Hi GaryS. I have the same 2003 K1200GT bike. I replaced all the brake lines with steel for my own handlebar riser extension project.
That said, I placed air in all the lines everywhere. It was a challenge to get the air out but eventually, I got solid brakes. Keep reading up on the ABS bleeding process. I succeeded by doing the typical normal bleed as if all the lines were already full and just pushed the fluid out the bleeders.
youtube on the k1200RS is the same bike.
is a good video part 1 and part 2
Started with front brake bleeding, full reservoirs in the back inside container and also the handlebar. I had the special $40 funnel with the long neck but you can do with a baby eyedropper to top it off. Front bleeding uses the servo motor.
Rear brake being dry was a problem but when touching the rear pedal, a servo also pumps fluid out the rear caliper along with the master cylinder action on the pedal. They activate together. The rear pedal was limp and wouldn't firm up as expected. That stumped me to the point of buying a replacement master cylinder that I probably didn't need.
Anyway, I moved on to the ABS, starting with the Fill connector. You need a quick bleeder on there. Also, the battery is out to get access and prevents the servo pump from running. You want this a manual process.

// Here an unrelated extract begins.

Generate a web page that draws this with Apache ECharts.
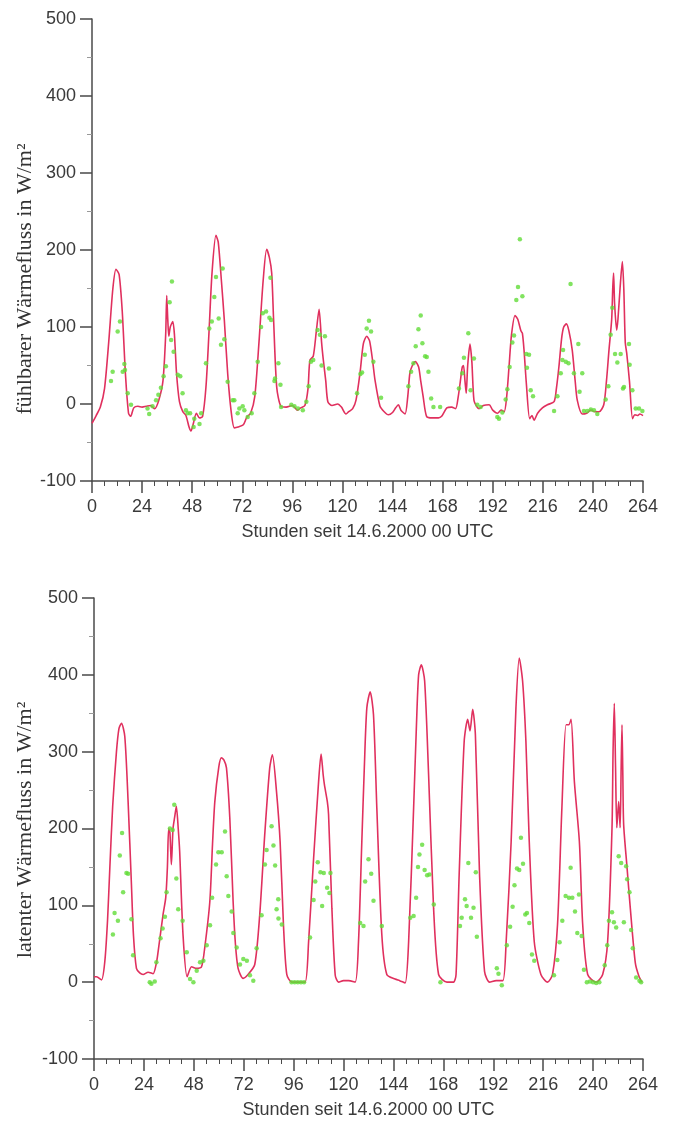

Front bleeds are this order with a repeat. F1, F2, F3, F1 bleeds. Had to bend a Menards 7mm box end wrench to get in there. A socket to loosen it and the box end bent 90 degrees at the head to open/close the bleeder while hand pump the front brake to push fluid through. Caution, it squirts brake fluid out the handlebar reservoir if you pump quickly. Gets messy.
Once front done, rear is the R1, R2, R3, R1 again. This uses the rear brake pedal with no battery servo action. Mine was near dry air in there but with slow patience, and steady "open bleeder, press slowly, close bleeder, slow return pedal", after 10 times or so, the rear pedal firmed up and I could see fluid coming out of R1. The rear reservoir tank dropped. Bubbles some. Moving on to R2, lots of bubbles. Moving on to R3, a few more, back to R1, a few bubbles. Ok to repeat the entire Rear brake pattern of R1, R2, R3, R1.
Sounds like you have some experience with repairs and patience. I had no success at using a professional brake pump/vacumm tool to reverse push the fluids through the system. Too many problems clamping hoses to the bleeders, etc.
good luck. The 2003 GT is a nice ride.